### [WRITTEN PROBLEM]
Return only the number of lines that hold "this".

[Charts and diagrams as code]
_ _ _ _ _
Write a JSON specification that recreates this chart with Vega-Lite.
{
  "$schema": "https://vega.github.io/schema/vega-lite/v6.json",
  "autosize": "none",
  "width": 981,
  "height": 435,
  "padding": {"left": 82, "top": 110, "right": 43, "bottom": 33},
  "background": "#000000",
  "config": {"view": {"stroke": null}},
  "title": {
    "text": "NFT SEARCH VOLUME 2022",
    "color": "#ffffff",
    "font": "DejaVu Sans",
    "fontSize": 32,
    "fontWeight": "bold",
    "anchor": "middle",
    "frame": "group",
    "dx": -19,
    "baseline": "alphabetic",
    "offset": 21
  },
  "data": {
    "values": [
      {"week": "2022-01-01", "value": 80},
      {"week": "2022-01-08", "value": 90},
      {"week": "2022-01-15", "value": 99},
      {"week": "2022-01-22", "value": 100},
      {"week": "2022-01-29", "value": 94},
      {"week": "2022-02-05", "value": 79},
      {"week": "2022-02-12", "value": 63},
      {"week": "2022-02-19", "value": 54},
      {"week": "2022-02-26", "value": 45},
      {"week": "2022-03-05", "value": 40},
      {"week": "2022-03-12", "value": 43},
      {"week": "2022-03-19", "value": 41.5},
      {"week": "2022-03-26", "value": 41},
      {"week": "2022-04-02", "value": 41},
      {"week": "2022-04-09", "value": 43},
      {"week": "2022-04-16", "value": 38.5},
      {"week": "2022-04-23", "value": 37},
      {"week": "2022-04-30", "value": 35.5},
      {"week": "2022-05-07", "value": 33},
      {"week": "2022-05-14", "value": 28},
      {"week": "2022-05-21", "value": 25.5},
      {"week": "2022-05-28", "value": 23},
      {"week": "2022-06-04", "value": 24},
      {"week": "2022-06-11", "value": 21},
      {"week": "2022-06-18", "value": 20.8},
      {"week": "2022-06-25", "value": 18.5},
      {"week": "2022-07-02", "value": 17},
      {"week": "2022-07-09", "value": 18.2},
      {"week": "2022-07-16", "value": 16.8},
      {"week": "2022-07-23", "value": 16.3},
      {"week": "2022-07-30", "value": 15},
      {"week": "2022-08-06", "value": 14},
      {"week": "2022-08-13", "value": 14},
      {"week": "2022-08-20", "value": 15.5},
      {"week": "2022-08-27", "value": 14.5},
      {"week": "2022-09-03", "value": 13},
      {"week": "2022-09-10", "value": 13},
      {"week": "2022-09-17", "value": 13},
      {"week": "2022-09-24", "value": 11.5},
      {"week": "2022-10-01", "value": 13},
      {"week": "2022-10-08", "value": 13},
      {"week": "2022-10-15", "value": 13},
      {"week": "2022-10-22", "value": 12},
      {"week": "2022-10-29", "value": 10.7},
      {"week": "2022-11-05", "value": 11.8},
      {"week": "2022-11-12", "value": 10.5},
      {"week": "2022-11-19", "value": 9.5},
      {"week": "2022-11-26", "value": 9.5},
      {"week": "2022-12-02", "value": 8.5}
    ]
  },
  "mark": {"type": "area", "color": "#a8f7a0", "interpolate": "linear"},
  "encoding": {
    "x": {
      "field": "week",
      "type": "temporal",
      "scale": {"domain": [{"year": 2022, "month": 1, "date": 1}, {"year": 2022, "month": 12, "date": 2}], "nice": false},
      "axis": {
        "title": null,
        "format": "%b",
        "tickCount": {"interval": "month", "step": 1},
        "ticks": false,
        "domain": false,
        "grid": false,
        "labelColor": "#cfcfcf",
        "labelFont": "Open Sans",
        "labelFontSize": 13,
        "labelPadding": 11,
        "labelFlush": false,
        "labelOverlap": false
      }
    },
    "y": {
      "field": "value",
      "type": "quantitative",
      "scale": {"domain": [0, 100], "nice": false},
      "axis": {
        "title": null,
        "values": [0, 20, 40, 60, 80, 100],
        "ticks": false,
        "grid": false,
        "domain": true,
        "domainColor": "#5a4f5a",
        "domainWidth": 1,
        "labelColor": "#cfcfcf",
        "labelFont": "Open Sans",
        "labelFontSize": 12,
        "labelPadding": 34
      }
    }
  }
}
_ _ _ _ _
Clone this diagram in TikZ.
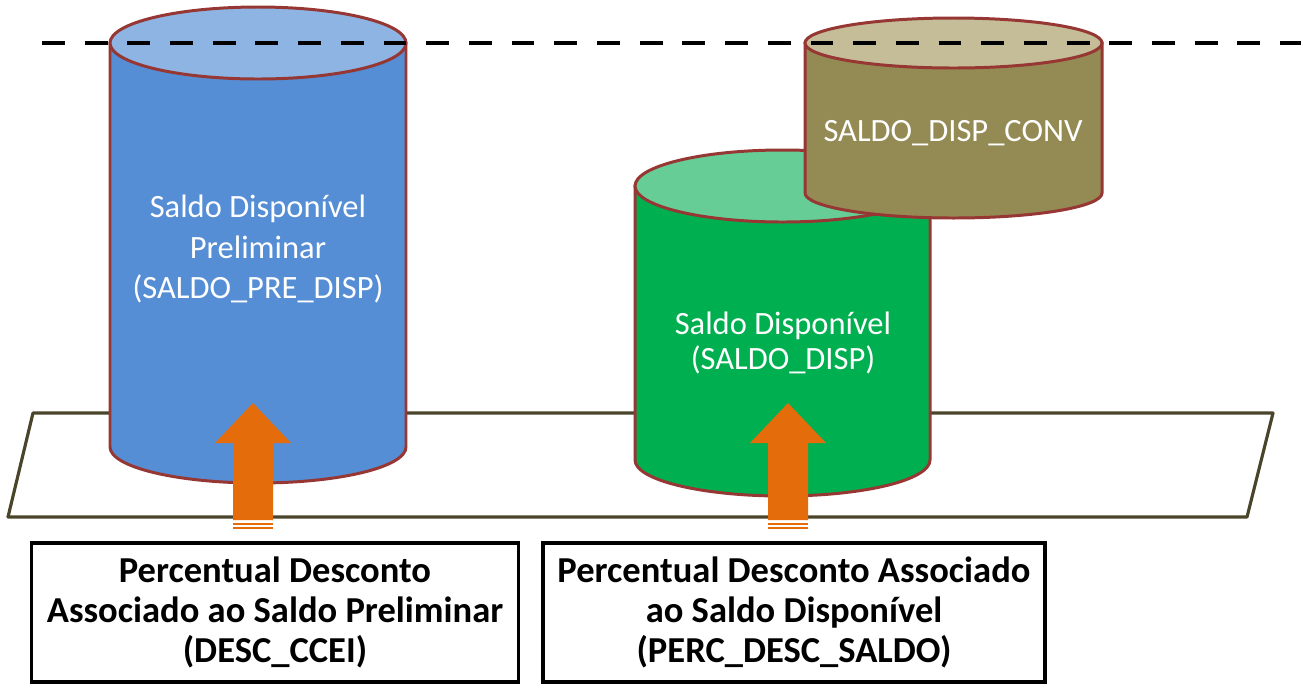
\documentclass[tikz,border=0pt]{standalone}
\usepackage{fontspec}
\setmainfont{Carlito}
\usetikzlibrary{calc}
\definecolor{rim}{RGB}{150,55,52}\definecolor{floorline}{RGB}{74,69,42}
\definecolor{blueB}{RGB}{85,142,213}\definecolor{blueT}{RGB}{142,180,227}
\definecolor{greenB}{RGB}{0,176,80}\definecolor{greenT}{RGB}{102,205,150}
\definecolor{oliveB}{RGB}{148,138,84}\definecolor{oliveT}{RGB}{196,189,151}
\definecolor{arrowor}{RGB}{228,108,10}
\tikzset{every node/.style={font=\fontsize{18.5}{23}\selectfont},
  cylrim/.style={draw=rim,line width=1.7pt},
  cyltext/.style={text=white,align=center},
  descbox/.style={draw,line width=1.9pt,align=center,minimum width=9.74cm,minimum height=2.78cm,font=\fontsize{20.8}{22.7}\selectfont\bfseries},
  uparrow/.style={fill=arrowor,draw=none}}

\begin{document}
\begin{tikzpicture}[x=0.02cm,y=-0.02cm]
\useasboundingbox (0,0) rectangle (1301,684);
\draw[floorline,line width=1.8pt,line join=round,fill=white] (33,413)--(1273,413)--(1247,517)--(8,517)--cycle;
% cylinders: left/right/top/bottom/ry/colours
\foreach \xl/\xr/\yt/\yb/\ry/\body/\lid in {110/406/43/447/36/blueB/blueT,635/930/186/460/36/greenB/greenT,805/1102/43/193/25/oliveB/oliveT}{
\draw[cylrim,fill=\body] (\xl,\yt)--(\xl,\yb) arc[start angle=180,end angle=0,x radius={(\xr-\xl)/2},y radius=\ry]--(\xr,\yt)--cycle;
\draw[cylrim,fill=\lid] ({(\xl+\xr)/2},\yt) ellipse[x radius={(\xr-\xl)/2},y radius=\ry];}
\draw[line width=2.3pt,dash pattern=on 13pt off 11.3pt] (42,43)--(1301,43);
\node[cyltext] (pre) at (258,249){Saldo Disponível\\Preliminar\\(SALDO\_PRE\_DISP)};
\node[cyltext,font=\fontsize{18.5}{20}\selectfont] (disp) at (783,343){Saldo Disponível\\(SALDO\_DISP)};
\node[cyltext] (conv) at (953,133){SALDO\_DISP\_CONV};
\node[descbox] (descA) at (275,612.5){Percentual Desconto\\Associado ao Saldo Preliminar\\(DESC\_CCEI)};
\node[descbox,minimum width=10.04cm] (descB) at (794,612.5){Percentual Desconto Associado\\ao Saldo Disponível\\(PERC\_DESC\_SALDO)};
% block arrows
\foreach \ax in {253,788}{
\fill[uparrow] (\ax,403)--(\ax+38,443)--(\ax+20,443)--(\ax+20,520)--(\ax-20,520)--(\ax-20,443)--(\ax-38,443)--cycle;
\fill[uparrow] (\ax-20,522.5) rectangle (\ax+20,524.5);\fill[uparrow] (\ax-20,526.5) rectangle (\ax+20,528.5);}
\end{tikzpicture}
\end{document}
_ _ _ _ _
### [FINISHED TASK]
2